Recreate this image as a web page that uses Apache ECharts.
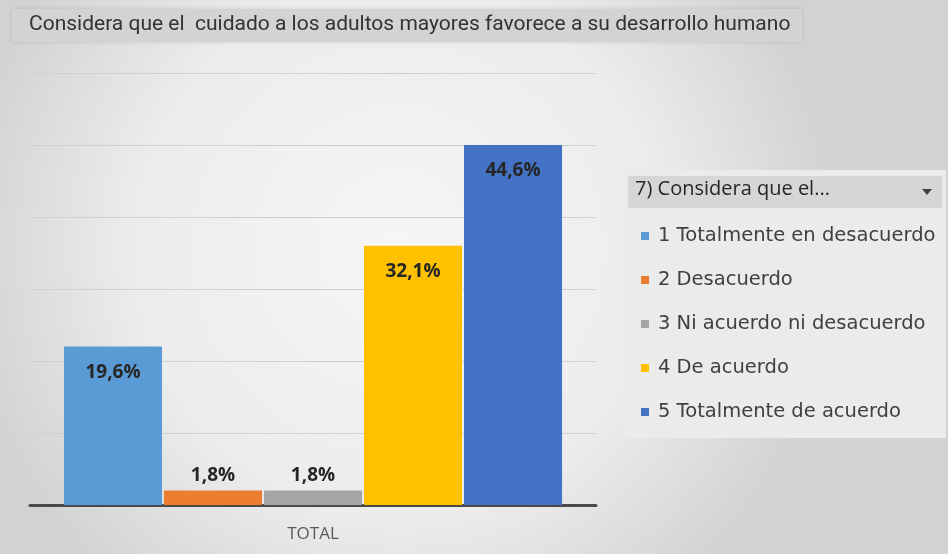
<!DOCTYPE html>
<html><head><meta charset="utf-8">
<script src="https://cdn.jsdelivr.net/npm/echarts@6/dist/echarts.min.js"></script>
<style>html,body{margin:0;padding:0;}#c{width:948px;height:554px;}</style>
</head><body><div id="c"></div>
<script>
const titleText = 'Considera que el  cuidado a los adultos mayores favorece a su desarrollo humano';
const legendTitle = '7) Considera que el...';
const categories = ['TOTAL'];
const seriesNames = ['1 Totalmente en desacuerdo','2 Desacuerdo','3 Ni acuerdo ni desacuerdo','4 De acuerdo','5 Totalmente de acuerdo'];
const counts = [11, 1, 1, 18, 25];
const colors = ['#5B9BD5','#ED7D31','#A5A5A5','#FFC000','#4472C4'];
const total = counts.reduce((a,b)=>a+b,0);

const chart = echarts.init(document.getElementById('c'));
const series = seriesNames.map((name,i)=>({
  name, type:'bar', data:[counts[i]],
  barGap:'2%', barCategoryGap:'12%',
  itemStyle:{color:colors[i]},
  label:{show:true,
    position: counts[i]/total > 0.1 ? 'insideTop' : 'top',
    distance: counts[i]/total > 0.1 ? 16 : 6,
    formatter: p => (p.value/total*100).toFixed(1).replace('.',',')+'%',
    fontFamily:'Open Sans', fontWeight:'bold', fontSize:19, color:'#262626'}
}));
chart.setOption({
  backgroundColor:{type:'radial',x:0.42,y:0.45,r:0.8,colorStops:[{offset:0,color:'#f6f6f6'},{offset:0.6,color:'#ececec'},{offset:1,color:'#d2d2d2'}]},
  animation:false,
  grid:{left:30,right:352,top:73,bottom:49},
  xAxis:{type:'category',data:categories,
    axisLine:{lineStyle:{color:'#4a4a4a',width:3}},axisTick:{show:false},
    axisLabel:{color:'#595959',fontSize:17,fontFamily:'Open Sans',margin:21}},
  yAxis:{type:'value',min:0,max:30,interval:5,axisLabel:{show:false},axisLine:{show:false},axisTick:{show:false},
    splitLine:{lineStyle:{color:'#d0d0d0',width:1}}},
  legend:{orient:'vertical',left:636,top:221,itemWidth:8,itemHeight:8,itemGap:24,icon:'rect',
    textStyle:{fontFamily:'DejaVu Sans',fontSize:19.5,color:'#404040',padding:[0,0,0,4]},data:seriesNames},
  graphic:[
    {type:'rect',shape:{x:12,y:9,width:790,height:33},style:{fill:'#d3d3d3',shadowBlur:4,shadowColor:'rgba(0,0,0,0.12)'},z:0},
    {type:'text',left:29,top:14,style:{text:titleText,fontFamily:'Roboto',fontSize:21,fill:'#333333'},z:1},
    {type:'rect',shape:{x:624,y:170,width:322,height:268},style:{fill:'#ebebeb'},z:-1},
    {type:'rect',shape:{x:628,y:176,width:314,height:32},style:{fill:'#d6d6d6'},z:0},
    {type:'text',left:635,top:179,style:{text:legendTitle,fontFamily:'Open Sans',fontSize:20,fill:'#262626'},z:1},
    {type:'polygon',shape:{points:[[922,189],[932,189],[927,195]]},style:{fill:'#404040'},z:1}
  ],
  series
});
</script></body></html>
—————
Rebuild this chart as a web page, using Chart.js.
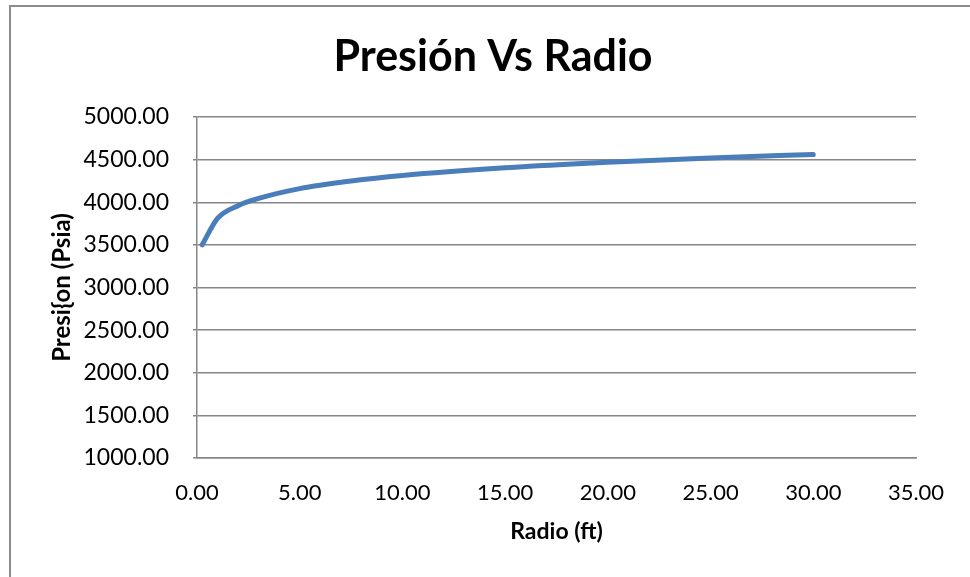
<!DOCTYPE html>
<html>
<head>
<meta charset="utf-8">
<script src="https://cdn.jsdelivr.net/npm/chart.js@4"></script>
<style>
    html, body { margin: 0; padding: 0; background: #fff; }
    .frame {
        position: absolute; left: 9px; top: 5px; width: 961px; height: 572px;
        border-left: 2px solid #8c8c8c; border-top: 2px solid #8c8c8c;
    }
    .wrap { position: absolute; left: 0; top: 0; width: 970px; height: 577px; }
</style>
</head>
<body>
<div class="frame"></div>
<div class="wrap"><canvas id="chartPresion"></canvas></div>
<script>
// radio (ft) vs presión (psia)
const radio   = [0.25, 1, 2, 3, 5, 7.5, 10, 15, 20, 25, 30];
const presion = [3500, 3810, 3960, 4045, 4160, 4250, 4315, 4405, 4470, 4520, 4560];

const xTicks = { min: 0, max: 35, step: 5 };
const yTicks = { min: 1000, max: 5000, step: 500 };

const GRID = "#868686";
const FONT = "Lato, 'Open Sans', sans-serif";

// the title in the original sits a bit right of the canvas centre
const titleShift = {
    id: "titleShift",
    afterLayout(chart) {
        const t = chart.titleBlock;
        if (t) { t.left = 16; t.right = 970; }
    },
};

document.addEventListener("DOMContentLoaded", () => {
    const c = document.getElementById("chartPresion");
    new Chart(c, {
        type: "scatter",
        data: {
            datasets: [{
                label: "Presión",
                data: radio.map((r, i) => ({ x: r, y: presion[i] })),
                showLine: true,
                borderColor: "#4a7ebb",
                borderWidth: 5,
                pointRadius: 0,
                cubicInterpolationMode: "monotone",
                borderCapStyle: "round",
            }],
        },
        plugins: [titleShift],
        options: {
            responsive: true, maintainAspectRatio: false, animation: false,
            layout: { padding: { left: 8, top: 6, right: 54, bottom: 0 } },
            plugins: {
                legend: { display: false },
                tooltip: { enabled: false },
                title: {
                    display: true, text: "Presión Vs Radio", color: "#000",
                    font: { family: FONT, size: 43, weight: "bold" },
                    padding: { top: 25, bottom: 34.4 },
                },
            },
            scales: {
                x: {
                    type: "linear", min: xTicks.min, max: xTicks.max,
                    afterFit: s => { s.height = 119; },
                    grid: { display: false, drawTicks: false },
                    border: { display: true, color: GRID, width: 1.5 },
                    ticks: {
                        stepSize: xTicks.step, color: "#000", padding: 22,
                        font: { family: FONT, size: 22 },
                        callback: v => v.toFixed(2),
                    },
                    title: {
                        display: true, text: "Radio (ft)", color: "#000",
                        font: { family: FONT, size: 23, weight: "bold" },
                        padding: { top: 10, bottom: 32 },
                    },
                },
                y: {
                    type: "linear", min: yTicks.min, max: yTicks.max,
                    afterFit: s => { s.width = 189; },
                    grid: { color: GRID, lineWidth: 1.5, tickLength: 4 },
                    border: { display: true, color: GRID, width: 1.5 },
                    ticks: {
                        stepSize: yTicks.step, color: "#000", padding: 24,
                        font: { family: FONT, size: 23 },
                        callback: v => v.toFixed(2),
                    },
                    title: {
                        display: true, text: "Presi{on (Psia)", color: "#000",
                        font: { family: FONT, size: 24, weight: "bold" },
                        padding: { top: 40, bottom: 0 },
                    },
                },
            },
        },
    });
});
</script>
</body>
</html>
—————
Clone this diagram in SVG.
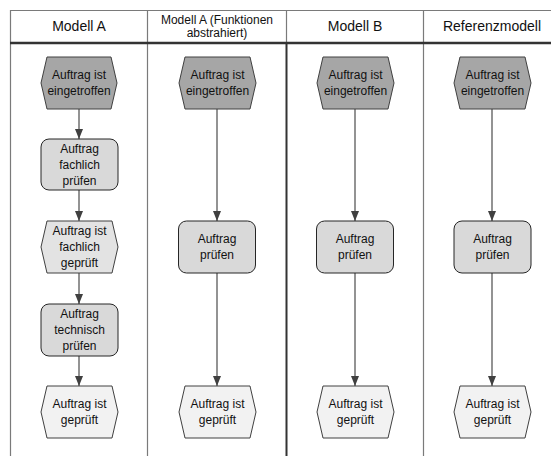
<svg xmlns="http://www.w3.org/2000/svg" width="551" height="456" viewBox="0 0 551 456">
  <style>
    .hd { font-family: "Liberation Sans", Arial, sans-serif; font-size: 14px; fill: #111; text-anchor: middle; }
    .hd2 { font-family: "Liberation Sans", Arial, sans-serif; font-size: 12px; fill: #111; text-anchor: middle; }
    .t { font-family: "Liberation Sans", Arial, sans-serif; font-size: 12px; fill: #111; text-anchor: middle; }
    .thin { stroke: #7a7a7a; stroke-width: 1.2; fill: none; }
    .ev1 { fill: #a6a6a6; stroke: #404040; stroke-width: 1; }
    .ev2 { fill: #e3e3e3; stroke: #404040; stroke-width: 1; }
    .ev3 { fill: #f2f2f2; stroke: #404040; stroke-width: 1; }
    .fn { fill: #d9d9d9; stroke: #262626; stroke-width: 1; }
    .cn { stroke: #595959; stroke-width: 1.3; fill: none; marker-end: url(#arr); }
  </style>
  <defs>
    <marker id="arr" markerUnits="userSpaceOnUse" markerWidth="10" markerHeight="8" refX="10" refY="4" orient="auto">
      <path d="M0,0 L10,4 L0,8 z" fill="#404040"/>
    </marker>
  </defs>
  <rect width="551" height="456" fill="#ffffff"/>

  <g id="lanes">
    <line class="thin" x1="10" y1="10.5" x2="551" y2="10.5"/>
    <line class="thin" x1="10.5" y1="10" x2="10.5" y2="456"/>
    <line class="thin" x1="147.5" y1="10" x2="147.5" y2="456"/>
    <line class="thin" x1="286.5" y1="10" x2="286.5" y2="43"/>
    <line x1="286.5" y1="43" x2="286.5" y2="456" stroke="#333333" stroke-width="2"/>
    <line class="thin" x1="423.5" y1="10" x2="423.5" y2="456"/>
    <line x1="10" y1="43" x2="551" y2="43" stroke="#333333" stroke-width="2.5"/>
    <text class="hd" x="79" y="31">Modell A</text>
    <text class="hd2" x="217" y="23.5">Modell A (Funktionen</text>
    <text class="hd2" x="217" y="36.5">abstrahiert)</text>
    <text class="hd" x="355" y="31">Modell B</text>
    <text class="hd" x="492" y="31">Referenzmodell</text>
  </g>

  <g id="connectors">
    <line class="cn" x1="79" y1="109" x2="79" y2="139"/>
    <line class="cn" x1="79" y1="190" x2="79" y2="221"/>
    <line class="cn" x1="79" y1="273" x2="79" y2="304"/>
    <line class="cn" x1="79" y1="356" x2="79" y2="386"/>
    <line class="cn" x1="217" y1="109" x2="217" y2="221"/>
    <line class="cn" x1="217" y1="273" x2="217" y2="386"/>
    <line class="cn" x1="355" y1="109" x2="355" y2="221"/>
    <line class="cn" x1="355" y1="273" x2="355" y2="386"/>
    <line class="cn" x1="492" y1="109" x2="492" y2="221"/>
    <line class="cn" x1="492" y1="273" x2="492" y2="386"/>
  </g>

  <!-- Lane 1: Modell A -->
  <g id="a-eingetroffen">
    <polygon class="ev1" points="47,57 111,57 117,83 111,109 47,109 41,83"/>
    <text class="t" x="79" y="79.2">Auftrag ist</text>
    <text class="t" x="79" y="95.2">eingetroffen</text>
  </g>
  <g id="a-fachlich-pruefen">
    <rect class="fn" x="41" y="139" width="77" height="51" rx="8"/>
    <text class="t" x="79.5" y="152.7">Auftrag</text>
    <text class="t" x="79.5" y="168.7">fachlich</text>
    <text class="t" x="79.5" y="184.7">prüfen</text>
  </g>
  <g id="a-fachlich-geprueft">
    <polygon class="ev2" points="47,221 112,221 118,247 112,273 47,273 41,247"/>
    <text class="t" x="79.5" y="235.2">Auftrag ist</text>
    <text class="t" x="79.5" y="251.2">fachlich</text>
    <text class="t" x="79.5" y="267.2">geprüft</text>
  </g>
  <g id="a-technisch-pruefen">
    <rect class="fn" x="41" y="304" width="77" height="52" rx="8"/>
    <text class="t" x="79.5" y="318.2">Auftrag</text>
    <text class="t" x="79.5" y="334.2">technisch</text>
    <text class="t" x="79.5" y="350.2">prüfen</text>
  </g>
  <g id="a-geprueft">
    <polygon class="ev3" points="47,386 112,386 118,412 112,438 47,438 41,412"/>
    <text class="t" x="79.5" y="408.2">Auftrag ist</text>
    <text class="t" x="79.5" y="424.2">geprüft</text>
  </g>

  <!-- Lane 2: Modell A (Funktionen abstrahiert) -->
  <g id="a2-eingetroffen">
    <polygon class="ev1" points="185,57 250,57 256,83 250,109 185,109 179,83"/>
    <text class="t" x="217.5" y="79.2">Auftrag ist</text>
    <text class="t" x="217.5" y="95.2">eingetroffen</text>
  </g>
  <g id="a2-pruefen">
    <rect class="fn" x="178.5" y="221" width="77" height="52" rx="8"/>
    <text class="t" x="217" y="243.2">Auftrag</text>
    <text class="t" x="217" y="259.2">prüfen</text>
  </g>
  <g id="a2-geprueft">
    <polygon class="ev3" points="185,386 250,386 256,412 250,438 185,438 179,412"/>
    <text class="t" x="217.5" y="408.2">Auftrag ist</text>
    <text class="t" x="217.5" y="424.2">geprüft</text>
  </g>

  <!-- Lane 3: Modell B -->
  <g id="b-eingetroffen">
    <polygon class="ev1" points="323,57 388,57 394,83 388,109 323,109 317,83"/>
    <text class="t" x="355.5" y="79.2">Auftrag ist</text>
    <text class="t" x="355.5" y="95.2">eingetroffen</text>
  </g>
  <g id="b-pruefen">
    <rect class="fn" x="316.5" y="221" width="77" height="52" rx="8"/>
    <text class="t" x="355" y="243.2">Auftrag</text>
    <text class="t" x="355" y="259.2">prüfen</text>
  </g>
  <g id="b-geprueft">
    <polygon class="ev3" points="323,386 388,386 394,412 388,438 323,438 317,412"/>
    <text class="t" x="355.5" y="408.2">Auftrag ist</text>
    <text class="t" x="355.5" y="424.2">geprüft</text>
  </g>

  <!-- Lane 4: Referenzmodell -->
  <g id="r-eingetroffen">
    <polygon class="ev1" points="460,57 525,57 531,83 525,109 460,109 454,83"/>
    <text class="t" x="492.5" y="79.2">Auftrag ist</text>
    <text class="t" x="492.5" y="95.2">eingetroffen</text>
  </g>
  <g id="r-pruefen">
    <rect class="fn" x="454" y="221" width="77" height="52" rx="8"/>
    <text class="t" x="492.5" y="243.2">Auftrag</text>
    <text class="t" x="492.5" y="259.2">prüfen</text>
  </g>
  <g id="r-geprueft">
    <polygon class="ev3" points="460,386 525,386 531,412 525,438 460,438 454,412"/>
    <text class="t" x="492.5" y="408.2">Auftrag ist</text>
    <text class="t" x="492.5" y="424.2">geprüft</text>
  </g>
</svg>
—————
_What to do_.
Pictures should be left out. Retype only the run of lines from the line containing "Recreate this image" to the line containing "const total = counts.reduce((a,b)=>a+b,0);", inclusive.

_Result for this task_.
Recreate this image as a web page that uses Apache ECharts.
<!DOCTYPE html>
<html><head><meta charset="utf-8">
<script src="https://cdn.jsdelivr.net/npm/echarts@6/dist/echarts.min.js"></script>
<style>html,body{margin:0;padding:0;}#c{width:948px;height:554px;}</style>
</head><body><div id="c"></div>
<script>
const titleText = 'Considera que el  cuidado a los adultos mayores favorece a su desarrollo humano';
const legendTitle = '7) Considera que el...';
const categories = ['TOTAL'];
const seriesNames = ['1 Totalmente en desacuerdo','2 Desacuerdo','3 Ni acuerdo ni desacuerdo','4 De acuerdo','5 Totalmente de acuerdo'];
const counts = [11, 1, 1, 18, 25];
const colors = ['#5B9BD5','#ED7D31','#A5A5A5','#FFC000','#4472C4'];
const total = counts.reduce((a,b)=>a+b,0);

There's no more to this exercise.